If you have a child, that child's safety is most likely the most important thing in your life. If anyone harmed your child, you would exact retribution, terrible retribution. You will spend anything to keep your child safe. You will pass any law to protect your child from the evils of the world. So any law that punishes any person who even looks at your child cross-eyed will receive your full-throated support. So it must terrify you no end when someone proposes to abolish all the laws on the law books and start with a clean sheet of paper. Is that person some kind of monster that wants to sexually exploit your child and murder them afterwards?
The Constitution of Kenya is like Joseph's many-splendored coat. It covers a wide array of subjects. But its showpiece is Chapter Four, the Bill of Rights. Twenty-six separate separate rights and fundamental freedoms, recognised and protected by the Constitution, and an obligation imposed on every person to protect and defend those rights and fundamental freedoms. A decade after its promulgation, the edifice of laws, regulations, rules, guidelines and orders remains almost entirely unaffected. In fact, I'd warrant that they have been reinforced and bolstered in insidious and disturbing ways.
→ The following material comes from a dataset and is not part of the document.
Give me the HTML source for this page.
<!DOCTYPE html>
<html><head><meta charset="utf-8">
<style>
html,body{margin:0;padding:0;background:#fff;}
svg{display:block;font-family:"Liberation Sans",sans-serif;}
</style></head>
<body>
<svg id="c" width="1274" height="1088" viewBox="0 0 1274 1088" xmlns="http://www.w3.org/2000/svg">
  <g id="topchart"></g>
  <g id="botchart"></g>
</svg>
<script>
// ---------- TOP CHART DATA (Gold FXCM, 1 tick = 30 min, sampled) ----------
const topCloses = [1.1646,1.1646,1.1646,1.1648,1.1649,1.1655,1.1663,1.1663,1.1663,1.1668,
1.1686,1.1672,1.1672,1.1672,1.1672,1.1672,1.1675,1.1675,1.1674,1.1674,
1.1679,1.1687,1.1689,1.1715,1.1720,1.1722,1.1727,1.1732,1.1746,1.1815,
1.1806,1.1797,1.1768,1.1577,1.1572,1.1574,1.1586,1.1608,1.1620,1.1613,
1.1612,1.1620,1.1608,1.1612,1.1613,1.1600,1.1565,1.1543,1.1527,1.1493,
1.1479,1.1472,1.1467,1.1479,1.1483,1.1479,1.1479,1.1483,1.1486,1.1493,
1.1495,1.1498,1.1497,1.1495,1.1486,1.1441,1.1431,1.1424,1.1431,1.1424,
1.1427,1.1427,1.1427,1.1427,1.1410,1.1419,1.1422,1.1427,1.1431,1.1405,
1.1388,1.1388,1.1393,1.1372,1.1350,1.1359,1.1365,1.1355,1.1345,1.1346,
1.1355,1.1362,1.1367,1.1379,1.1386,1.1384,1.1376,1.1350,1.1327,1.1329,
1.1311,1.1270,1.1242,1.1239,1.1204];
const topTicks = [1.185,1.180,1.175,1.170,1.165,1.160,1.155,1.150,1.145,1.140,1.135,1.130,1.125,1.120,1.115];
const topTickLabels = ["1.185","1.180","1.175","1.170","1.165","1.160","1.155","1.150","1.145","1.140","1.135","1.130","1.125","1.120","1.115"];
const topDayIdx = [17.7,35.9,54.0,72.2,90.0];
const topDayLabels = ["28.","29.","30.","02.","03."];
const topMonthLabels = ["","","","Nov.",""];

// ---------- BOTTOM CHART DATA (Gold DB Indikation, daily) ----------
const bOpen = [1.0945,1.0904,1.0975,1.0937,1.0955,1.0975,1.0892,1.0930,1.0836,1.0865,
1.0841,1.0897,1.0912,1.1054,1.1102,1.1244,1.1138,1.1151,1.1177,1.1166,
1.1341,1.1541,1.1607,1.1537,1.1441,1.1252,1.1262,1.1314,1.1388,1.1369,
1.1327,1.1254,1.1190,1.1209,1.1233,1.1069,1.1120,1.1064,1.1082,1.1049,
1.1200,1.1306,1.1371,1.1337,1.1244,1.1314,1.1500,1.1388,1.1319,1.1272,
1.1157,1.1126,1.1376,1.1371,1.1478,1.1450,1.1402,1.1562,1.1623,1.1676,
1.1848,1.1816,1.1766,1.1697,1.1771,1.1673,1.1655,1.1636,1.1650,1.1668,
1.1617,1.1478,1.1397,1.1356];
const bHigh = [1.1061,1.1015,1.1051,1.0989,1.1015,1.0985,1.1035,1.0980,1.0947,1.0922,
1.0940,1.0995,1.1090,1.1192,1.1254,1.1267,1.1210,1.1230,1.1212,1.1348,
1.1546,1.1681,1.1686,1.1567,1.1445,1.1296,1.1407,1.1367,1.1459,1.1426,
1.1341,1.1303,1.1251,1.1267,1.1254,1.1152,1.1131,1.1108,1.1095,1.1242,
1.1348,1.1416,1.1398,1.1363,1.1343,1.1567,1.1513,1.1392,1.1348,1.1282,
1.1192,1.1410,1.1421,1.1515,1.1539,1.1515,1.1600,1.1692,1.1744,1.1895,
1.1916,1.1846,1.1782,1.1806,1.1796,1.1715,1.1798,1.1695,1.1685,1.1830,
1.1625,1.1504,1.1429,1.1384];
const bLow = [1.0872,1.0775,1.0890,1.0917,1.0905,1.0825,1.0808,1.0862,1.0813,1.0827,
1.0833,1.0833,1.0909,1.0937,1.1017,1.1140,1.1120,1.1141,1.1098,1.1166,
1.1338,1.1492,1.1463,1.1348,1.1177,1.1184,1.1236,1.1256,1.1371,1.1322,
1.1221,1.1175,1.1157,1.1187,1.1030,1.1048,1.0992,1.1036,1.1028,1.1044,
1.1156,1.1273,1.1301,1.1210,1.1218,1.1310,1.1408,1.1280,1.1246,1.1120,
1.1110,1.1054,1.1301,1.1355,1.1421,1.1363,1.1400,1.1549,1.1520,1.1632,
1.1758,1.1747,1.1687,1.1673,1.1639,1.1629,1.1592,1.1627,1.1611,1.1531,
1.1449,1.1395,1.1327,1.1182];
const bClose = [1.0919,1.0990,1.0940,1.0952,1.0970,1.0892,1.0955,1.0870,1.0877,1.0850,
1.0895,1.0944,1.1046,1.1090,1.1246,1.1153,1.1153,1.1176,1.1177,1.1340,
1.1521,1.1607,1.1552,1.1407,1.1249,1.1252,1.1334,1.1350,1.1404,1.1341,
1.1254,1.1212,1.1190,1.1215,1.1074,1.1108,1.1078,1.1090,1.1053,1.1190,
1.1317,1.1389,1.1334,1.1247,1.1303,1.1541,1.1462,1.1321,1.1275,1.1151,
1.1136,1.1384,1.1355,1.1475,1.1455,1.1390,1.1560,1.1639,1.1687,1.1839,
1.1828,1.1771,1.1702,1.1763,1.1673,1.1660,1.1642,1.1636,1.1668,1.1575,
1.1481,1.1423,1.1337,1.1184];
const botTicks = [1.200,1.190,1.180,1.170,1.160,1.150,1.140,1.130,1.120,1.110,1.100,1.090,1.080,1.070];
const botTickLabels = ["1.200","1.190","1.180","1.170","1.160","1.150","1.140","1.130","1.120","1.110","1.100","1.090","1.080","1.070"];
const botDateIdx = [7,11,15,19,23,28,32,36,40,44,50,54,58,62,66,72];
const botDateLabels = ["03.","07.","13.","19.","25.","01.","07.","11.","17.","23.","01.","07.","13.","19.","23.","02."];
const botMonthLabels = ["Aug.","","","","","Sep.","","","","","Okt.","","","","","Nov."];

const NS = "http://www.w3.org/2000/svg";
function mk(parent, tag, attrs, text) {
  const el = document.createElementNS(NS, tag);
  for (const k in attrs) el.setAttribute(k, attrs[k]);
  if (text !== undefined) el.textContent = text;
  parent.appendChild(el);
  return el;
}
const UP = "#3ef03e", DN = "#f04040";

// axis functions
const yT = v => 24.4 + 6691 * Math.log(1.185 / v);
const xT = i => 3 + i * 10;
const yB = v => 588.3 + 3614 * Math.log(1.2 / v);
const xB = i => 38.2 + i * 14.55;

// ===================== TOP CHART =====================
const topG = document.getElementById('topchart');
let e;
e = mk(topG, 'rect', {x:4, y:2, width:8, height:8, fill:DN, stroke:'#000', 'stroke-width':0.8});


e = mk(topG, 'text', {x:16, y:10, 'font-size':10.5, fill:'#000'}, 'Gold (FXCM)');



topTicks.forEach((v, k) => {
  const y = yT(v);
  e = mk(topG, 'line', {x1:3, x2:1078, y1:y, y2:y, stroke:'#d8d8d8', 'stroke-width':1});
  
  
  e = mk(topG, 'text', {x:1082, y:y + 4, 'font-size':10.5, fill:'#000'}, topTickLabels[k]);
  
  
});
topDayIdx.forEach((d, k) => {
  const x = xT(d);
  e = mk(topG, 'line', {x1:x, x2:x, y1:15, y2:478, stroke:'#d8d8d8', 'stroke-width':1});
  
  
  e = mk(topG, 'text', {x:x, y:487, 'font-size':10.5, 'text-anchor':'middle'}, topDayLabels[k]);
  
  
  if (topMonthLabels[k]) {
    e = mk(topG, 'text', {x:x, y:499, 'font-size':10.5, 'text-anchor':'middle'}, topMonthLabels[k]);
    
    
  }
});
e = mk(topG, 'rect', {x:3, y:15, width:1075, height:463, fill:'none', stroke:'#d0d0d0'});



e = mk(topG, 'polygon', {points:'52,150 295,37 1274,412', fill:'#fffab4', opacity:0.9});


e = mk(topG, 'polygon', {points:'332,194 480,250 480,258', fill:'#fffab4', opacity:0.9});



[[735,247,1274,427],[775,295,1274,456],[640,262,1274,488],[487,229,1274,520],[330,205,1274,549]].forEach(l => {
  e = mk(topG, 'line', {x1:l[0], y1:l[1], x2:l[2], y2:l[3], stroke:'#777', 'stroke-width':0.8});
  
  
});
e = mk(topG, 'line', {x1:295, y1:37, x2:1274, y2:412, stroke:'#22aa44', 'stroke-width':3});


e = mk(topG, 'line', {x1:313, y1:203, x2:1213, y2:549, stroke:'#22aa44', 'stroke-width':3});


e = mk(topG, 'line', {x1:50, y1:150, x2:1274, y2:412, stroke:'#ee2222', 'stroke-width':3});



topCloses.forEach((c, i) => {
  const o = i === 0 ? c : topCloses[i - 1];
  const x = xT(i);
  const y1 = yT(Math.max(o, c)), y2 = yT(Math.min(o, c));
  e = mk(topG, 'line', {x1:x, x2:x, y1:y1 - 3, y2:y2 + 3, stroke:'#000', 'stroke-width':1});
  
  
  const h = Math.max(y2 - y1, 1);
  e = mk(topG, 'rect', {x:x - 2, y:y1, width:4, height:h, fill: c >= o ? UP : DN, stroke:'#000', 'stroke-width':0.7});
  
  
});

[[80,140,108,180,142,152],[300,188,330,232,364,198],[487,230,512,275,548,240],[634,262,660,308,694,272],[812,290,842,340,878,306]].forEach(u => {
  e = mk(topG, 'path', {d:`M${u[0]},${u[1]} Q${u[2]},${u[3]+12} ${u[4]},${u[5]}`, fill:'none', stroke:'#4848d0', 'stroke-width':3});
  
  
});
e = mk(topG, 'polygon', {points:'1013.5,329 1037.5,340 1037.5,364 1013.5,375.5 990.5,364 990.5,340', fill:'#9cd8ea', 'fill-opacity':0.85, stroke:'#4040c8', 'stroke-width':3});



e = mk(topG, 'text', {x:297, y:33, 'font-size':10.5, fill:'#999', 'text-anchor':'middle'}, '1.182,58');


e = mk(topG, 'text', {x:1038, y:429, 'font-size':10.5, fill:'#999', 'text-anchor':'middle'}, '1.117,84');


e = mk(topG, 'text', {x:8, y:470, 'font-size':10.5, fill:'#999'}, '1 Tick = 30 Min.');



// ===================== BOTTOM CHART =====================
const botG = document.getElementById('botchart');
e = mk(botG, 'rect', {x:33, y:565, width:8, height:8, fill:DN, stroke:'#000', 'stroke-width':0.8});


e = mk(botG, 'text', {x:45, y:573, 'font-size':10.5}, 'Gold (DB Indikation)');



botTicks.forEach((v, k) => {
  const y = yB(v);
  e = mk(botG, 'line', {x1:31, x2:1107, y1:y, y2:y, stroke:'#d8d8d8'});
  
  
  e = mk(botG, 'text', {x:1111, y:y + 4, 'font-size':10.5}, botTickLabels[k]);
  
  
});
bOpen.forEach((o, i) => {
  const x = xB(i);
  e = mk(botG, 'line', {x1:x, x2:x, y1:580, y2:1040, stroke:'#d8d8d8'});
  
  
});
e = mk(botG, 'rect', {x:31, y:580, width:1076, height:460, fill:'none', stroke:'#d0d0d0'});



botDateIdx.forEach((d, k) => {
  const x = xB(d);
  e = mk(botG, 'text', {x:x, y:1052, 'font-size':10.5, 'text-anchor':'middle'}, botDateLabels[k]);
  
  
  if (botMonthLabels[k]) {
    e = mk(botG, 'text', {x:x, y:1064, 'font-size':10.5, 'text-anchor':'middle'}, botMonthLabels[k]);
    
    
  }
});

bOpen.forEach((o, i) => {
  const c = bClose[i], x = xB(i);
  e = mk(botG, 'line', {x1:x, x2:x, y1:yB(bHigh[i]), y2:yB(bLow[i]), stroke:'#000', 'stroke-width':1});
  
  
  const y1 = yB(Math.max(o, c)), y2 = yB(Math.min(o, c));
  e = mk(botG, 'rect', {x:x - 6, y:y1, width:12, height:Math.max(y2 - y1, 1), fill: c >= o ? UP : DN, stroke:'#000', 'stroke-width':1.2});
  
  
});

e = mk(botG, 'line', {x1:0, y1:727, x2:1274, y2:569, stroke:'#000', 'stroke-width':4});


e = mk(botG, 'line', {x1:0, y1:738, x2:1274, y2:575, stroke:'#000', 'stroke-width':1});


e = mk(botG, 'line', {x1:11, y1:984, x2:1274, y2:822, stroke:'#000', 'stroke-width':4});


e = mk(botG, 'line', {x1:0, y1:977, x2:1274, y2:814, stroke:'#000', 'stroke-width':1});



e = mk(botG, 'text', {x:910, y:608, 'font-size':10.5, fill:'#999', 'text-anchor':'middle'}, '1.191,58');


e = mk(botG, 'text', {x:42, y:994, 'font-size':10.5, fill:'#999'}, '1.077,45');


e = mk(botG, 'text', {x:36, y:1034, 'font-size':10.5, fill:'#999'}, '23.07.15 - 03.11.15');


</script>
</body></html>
The core of the colonial-era law-and-order system remains unchanged - the Penal Code, the Criminal Procedure Code, the Civil Procedure Act. The National Police Service Act, the National Intelligence Service Act, the Kenya Defence Forces Act and the Office of the Director of Public Prosecutions Act are the filigree adorning the dark heart of the Kenyan policing apparatus that was designed to coerce, intimidate, misuse and abuse the civilian population, especially those who were poor and weak. Colonial administrators may have withdrawn from public service, but their spoor continues to contaminate our attempt to imagine freedom without the baggage of Black-is-evil philosophies.
A clean sheet terrifies many people. But it is debilitating for those who are incapable of imagination, having smothered it with Caucasian theories of crime and punishment, hence their reflexive, instinctive demand: what about the children?! That demand has successfully stifled debate for decades. While we may have successfully reorganised the coercive systems of government, we have not even began contemplating the complete rewiring of the systems themselves to reflect the central place that humans play in government, as contemplated in the Bill of Rights. Without such a rewiring, the Bill of Right's promise will never be fulfilled.
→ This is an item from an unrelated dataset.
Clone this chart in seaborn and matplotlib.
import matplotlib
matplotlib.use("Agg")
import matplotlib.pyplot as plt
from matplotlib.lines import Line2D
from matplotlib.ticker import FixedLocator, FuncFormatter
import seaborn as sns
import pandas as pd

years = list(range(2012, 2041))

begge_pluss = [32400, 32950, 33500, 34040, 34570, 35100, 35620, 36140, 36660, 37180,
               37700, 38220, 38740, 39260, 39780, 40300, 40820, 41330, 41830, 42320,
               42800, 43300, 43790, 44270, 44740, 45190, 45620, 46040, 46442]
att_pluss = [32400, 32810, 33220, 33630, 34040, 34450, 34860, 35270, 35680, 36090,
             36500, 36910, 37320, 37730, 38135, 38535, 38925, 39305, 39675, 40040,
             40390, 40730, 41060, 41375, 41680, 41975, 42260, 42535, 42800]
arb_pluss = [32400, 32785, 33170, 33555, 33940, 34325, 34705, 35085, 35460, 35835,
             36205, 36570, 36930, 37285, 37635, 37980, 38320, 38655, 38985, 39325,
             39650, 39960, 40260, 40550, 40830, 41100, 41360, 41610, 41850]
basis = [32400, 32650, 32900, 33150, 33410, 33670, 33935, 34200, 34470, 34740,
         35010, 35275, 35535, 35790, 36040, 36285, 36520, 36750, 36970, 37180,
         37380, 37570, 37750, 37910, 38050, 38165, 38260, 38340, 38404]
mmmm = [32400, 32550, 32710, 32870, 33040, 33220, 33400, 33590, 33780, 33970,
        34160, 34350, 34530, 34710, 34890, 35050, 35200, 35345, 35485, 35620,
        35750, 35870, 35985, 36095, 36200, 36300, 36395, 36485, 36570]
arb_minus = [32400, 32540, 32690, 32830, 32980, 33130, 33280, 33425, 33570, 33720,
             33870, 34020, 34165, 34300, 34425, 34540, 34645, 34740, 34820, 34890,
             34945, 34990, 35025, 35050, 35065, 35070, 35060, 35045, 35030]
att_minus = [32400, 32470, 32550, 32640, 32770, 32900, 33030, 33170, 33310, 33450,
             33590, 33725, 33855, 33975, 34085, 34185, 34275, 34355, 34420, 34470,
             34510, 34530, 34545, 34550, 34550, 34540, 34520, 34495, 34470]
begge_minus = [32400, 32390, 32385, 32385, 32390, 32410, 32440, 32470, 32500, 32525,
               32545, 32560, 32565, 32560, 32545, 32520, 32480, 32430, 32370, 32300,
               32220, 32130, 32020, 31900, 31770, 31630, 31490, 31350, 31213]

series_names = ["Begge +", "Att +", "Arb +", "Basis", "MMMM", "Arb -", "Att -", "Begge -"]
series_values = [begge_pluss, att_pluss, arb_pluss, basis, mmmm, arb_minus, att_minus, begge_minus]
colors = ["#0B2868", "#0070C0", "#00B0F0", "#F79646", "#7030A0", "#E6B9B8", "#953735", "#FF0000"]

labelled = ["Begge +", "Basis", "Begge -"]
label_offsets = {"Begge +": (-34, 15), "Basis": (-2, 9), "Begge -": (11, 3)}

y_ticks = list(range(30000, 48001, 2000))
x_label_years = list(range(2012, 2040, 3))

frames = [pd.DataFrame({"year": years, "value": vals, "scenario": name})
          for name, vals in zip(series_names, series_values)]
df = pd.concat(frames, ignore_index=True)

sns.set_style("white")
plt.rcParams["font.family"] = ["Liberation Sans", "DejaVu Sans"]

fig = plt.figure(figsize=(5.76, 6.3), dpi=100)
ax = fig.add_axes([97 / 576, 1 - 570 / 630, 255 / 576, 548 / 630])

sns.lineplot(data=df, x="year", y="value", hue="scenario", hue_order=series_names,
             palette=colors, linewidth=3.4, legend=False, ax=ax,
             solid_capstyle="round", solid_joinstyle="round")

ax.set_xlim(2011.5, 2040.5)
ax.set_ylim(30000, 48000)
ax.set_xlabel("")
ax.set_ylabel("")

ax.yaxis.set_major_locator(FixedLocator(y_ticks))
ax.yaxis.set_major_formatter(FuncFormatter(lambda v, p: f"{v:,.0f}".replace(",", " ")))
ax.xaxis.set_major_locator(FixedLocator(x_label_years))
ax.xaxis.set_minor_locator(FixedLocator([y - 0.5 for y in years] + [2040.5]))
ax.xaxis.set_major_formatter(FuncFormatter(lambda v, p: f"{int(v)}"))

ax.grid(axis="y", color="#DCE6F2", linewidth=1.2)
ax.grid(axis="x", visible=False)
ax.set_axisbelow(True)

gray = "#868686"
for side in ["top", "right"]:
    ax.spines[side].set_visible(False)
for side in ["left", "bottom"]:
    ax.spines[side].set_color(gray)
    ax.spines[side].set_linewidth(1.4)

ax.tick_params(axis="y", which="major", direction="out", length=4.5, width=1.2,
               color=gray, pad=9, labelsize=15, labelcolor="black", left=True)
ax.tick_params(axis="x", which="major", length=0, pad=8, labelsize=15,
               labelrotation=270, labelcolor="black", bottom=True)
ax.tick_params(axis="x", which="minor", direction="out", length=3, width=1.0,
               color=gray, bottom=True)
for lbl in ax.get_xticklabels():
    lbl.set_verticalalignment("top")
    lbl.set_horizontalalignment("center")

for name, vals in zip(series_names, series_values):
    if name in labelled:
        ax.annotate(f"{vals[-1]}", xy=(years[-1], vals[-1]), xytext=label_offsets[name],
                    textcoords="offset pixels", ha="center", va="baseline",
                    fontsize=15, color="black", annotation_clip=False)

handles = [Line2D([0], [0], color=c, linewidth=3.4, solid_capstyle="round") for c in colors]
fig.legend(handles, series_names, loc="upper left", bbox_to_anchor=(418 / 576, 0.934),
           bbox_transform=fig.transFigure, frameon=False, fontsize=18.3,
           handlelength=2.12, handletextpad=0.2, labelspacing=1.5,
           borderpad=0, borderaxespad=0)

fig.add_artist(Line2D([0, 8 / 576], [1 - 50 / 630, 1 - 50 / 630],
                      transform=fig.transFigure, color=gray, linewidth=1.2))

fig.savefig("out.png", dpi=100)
Even if the rewiring focussed exclusively on the care and protection of children, so long as it began with the question of what freedom looked like from the eyes of a child, half the challenge would have been met, with the balance to be met by drawing from our own histories of crime and punishment, law and order, peace and war, money and power, justice and fairness, education and training. If it takes a village to raise a child, what does that say about the child's relationship to its siblings, parents, extended family, village, leadership? What does it say about the child's place in the academy, work, justice systems, governance mechanisms? Is the child free or is the child the camouflage adults use to un-human each other?
I don't have the answers, and if I pretended to do so, I apologise. I hope that I have some of the right questions, though. I hope you have the breadth, and humility, to imagine anew what the Bill of Rights can free us to be.